任天堂は1980年に携帯型ゲーム機「ゲーム&ウォッチ」を市場に投入した。この製品は4800万台以上販売され、大ヒット商品となった。同社にとっては、1977年に発売した専用LSI搭載型のゲーム機「カラーテレビゲーム」に次ぐ家庭用ゲーム機である。この2品種を手掛けた経験が、後にファミコンを生む原動力になる。現在市販の携帯型ゲーム機「ゲームボーイ」はゲーム&ウォッチの後継機。今回は、このゲーム&ウォッチを発想してから、製品コンセプトを固めるまでを紹介する。

 1977年に登場した専用LSI搭載型ゲーム機に続き、任天堂の大ヒット商品になったのが「ゲーム&ウォッチ」である(図1)。1台のゲーム機で2種類のゲーム・ソフトを内蔵してある。時刻の表示機能もある。

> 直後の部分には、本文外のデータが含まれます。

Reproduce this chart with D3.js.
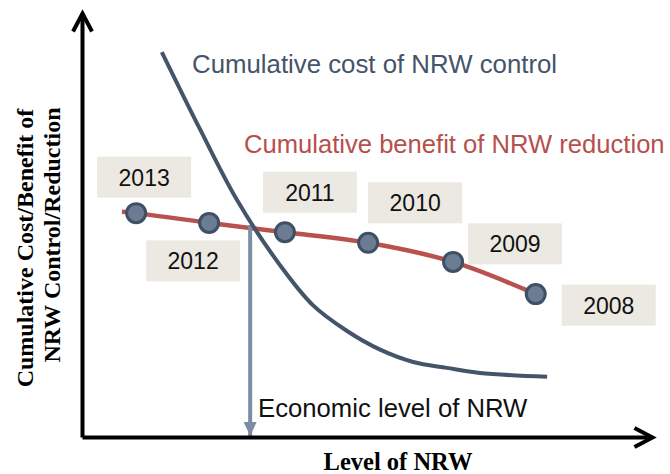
<!DOCTYPE html>
<html>
<head>
<meta charset="utf-8">
<script src="https://cdn.jsdelivr.net/npm/d3@7"></script>
<style>
  body { margin: 0; background: #fff; }
  svg { display: block; }
</style>
</head>
<body>
<div id="chart-wrap"></div>
<script>
// values, in arbitrary units (0-100) on both axes
const years = ["2013", "2012", "2011", "2010", "2009", "2008"];
const yearLevel = [9.5, 22.3, 35.6, 50.2, 65.1, 79.6];
const yearBenefit = [52.8, 50.5, 48.3, 45.8, 41.3, 33.7];

// benefit line starts a little left of the 2013 marker
const benefitLevel = [7.0].concat(yearLevel);
const benefitValue = [53.1].concat(yearBenefit);

const costLevel = [14.0, 20.7, 27.2, 34.7, 40.5, 46.5, 52.3, 58.1, 64.0, 69.8, 81.6];
const costValue = [90.8, 72.6, 55.9, 40.6, 31.1, 25.0, 20.6, 17.7, 16.3, 15.1, 14.2];

const economicLevel = 29.5;
const economicValue = 50.0;

// where each year box sits relative to its marker (px)
const labelShift = [[8, -36], [-16, 38], [25, -40], [47, -40], [62, -18], [73, 11]];

const width = 670;
const height = 474;
const sans = "Arial, 'Liberation Sans', sans-serif";
const serif = "'Times New Roman', 'Liberation Serif', serif";

const svg = d3.select("#chart-wrap")
  .append("svg")
  .attr("width", width)
  .attr("height", height);

const x = d3.scaleLinear().domain([0, 100]).range([82, 652]);
const y = d3.scaleLinear().domain([0, 100]).range([437, 13]);

const defs = svg.append("defs");
defs.append("marker")
  .attr("id", "chevron")
  .attr("markerUnits", "userSpaceOnUse")
  .attr("viewBox", "-24 -14 30 28")
  .attr("markerWidth", 30)
  .attr("markerHeight", 28)
  .attr("refX", 0)
  .attr("refY", 0)
  .attr("orient", "auto")
  .style("overflow", "visible")
  .append("path")
  .attr("d", "M-18,-9.5L0,0L-18,9.5")
  .attr("fill", "none")
  .attr("stroke", "#000")
  .attr("stroke-width", 4);

defs.append("marker")
  .attr("id", "drop")
  .attr("markerUnits", "userSpaceOnUse")
  .attr("viewBox", "-16 -8 18 16")
  .attr("markerWidth", 18)
  .attr("markerHeight", 16)
  .attr("refX", 0)
  .attr("refY", 0)
  .attr("orient", "auto")
  .append("path")
  .attr("d", "M-14,-6.5L0,0L-14,6.5Z")
  .attr("fill", "#7b8ca4");

// curves
const line = d3.line()
  .x(d => x(d[0]))
  .y(d => y(d[1]))
  .curve(d3.curveCatmullRom.alpha(0.5));

svg.append("path")
  .datum(benefitLevel.map((v, i) => [v, benefitValue[i]]))
  .attr("fill", "none")
  .attr("stroke", "#b9524f")
  .attr("stroke-width", 4.5)
  .attr("d", line);

// economic level drop line
svg.append("line")
  .attr("x1", x(economicLevel))
  .attr("x2", x(economicLevel))
  .attr("y1", y(economicValue))
  .attr("y2", y(0) - 1)
  .attr("stroke", "#7b8ca4")
  .attr("stroke-width", 4)
  .attr("marker-end", "url(#drop)");

svg.append("path")
  .datum(costLevel.map((v, i) => [v, costValue[i]]))
  .attr("fill", "none")
  .attr("stroke", "#44546a")
  .attr("stroke-width", 4)
  .attr("d", line);

// axes, no ticks, arrow heads on the ends
const xAxis = svg.append("g")
  .attr("transform", "translate(0," + y(0) + ")")
  .call(d3.axisBottom(x).ticks(0).tickSizeOuter(0));
const yAxis = svg.append("g")
  .attr("transform", "translate(" + x(0) + ",0)")
  .call(d3.axisLeft(y).ticks(0).tickSizeOuter(0));
[xAxis, yAxis].forEach(g => {
  g.select(".domain")
    .attr("stroke", "#000")
    .attr("stroke-width", 4)
    .attr("marker-end", "url(#chevron)");
});

// year markers
svg.selectAll("circle.year")
  .data(years)
  .join("circle")
  .attr("class", "year")
  .attr("cx", (d, i) => x(yearLevel[i]))
  .attr("cy", (d, i) => y(yearBenefit[i]))
  .attr("r", 9.5)
  .attr("fill", "#6b7c93")
  .attr("stroke", "#3f4f66")
  .attr("stroke-width", 3);

// year boxes
const boxes = svg.selectAll("g.tag")
  .data(years)
  .join("g")
  .attr("class", "tag")
  .attr("transform", (d, i) => "translate(" + (x(yearLevel[i]) + labelShift[i][0]) + "," + (y(yearBenefit[i]) + labelShift[i][1]) + ")");

boxes.append("rect")
  .attr("x", -47)
  .attr("y", -20.5)
  .attr("width", 94)
  .attr("height", 41)
  .attr("fill", "#ece8e2");

boxes.append("text")
  .attr("text-anchor", "middle")
  .attr("y", 8.5)
  .style("font-family", sans)
  .style("font-size", "23px")
  .attr("fill", "#111")
  .text(d => d);

// curve labels
svg.append("text")
  .attr("x", 192)
  .attr("y", 73)
  .style("font-family", sans)
  .style("font-size", "25.8px")
  .attr("fill", "#44546a")
  .text("Cumulative cost of NRW control");

svg.append("text")
  .attr("x", 244)
  .attr("y", 153)
  .style("font-family", sans)
  .style("font-size", "25.6px")
  .attr("fill", "#b5504d")
  .text("Cumulative benefit of NRW reduction");

svg.append("text")
  .attr("x", 258)
  .attr("y", 417)
  .style("font-family", sans)
  .style("font-size", "25.7px")
  .attr("fill", "#111")
  .text("Economic level of NRW");

// axis titles
svg.append("text")
  .attr("x", 398)
  .attr("y", 470)
  .attr("text-anchor", "middle")
  .style("font-family", serif)
  .style("font-size", "24.5px")
  .style("font-weight", "bold")
  .text("Level of NRW");

const yTitle = [["Cumulative Cost/Benefit of", 33, 248], ["NRW Control/Reduction", 60, 235]];
svg.selectAll("text.ytitle")
  .data(yTitle)
  .join("text")
  .attr("class", "ytitle")
  .attr("transform", d => "translate(" + d[1] + "," + d[2] + ") rotate(-90)")
  .attr("text-anchor", "middle")
  .style("font-family", serif)
  .style("font-size", "24px")
  .style("font-weight", "bold")
  .text(d => d[0]);
</script>
</body>
</html>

 1980年の発売以来、8年間で約70機種をシリーズ展開し世界の市場に投入した。販売台数は4800万台を超える。ゲーム&ウォッチのシリーズ途中から採用され始めた十字ボタンがそのまま「ファミリーコンピュータ(ファミコン)」に採用されるなど、ファミコンの設計にも大きな影響を与えた。現在市販の携帯型ゲーム機「ゲームボーイ」は、ゲーム&ウォッチの後継機として開発したものである。